The latest shooting at a Jewish-owned restaurant in Toronto is not an isolated act of vandalism, intimidation, or random violence. It is part of an escalating pattern of targeted attacks reported across multiple incidents in the Greater Toronto Area against Jewish businesses, synagogues, and community institutions that is steadily eroding public safety and testing the credibility of our legal system

Recent accounts indicate that a Jewish-owned restaurant in north Toronto was struck by gunfire in the early hours of the morning. According to coverage, this was not the first such attack involving the same restaurant. In the weeks leading up to Passover, multiple synagogues in the Greater Toronto Area were also hit by gunfire, prompting urgent public concern and a visible increase in police protection around Jewish institutions.

This is where the issue becomes larger than any single criminal investigation.

A society governed by the rule of law depends on something more than statutes, police tape, and public statements. It depends on a shared civic understanding that citizens are entitled to gather, worship, work, eat, and live openly without being singled out for violence because of who they are. When Jewish places of worship are shot at, when Jewish-owned businesses are repeatedly targeted, and when emergency protective measures become normalized around Jewish communal life, the damage extends far beyond broken glass and bullet holes. It alters the conditions of citizenship itself.

The legal significance of that cannot be minimized.

The repeated targeting of Jewish institutions is not only a security problem. It is a rule of law problem. If the law is not seen to meaningfully deter repeated acts of hate-motivated violence, public confidence in legal protection begins to erode. If communities come to believe that they must rely on extraordinary security presence simply to exercise fundamental rights, then the promise of equal protection under the law, including the security of the person and freedom of religion, has already been weakened. Toronto Police have publicly described their Passover deployment as a protective and reassurance effort, but no democratic society should regard heavily guarded worship and community life as an acceptable ordinary baseline.

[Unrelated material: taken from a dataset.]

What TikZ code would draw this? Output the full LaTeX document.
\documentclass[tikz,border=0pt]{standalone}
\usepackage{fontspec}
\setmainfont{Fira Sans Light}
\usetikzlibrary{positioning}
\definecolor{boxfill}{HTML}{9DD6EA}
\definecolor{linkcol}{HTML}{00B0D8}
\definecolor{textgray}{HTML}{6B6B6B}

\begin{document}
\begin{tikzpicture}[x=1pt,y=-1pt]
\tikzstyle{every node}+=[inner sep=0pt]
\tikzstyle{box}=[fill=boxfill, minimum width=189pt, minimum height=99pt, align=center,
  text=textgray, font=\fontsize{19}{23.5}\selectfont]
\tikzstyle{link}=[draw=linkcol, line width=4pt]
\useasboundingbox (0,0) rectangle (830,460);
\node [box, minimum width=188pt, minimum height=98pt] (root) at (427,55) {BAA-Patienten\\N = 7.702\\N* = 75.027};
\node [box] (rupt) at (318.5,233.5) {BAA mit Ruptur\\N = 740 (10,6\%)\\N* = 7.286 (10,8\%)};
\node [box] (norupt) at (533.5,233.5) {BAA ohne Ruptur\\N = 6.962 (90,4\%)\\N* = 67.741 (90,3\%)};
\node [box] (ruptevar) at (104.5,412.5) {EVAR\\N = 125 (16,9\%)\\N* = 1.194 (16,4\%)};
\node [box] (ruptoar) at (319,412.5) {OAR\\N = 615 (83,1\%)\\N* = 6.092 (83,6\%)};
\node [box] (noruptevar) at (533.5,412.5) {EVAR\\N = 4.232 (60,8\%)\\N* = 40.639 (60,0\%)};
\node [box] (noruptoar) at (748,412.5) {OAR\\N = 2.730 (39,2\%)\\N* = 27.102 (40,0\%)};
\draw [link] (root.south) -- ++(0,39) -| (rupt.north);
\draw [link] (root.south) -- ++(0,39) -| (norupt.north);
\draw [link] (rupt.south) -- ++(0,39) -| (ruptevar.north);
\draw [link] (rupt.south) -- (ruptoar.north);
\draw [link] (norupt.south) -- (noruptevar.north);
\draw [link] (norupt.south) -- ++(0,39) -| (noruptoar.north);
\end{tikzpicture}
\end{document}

There is also a broader social cost.

Repeated acts of antisemitic violence do not only frighten those directly targeted. They send a message to the wider public that this form of hatred can recur, intensify, and spread without consequence. They normalize intimidation. They force institutions, families, congregations, and business owners to weigh risk in places where no such calculation should be necessary. Over time, this produces not only fear, but destabilization, mistrust, and withdrawal from public life.

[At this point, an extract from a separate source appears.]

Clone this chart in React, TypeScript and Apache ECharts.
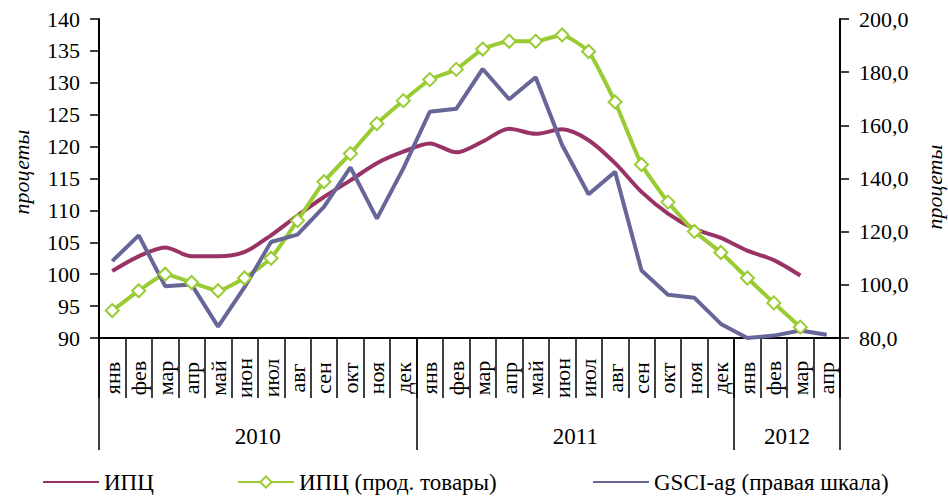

It is also important to recognize the efforts of law enforcement in responding to these incidents. According to Toronto Police, an arrest has now been made in connection with the restaurant shooting, and charges have been laid. We are thankful for the diligence of police services in investigating these acts and taking steps toward accountability. Such actions are essential to restoring public confidence and demonstrating that hate-motivated violence will be met with serious legal consequences.

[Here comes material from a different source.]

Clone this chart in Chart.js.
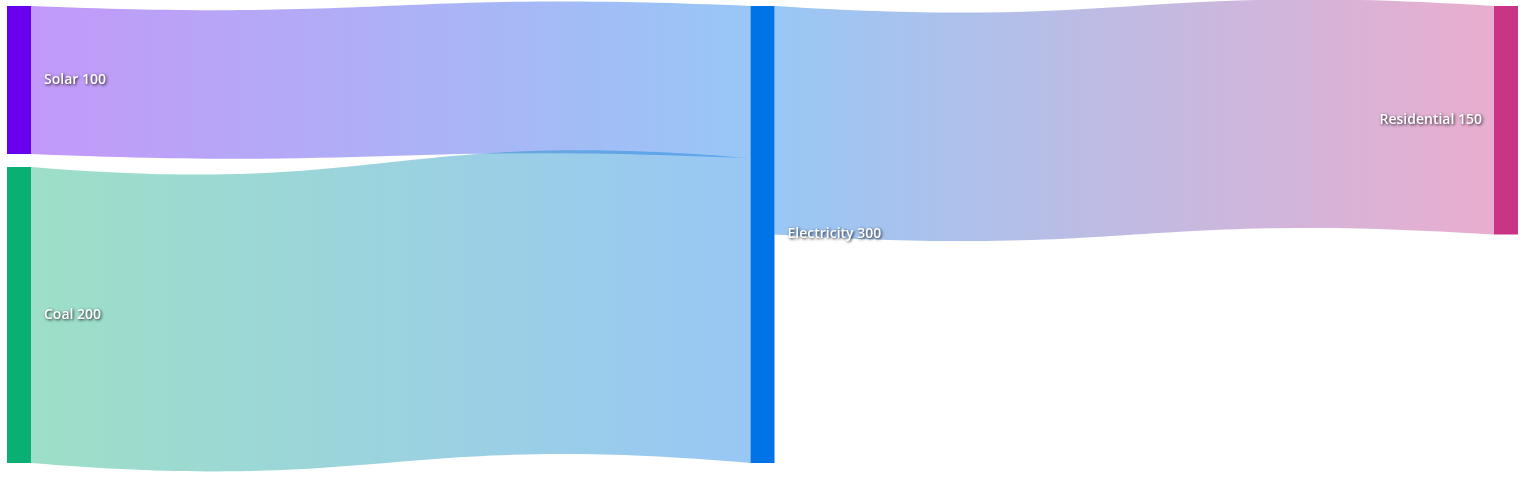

That is why responses limited to condemnation are not enough.

Criminal investigations must be vigorous and visible. Where evidence permits, prosecutions must be pursued with seriousness. Where patterns suggest ideological targeting, authorities must be prepared to say so plainly and act accordingly. And where current legal tools prove inadequate, legislators and justice system actors must confront that reality honestly. The rule of law is not preserved by rhetoric. It is preserved by enforcement, deterrence, accountability, and the consistent application of legal principle.

Jewish Canadians should not have to prove that repeated gunfire at synagogues and Jewish-owned businesses is a national concern. It is. The repeated targeting of any identifiable community for terror and intimidation is an assault on the legal order itself.

A free society cannot function if one part of the population is expected to live behind barriers, patrols, and reinforced doors while being told that the system is working. History has shown that when targeted violence against one community is left insufficiently addressed, the consequences rarely remain contained.

The question now is not whether these incidents are serious. They plainly are. The question is whether our institutions will respond with the urgency, clarity, and resolve required before this pattern becomes even more entrenched.

The answer matters not only for the Jewish community, but for Canada.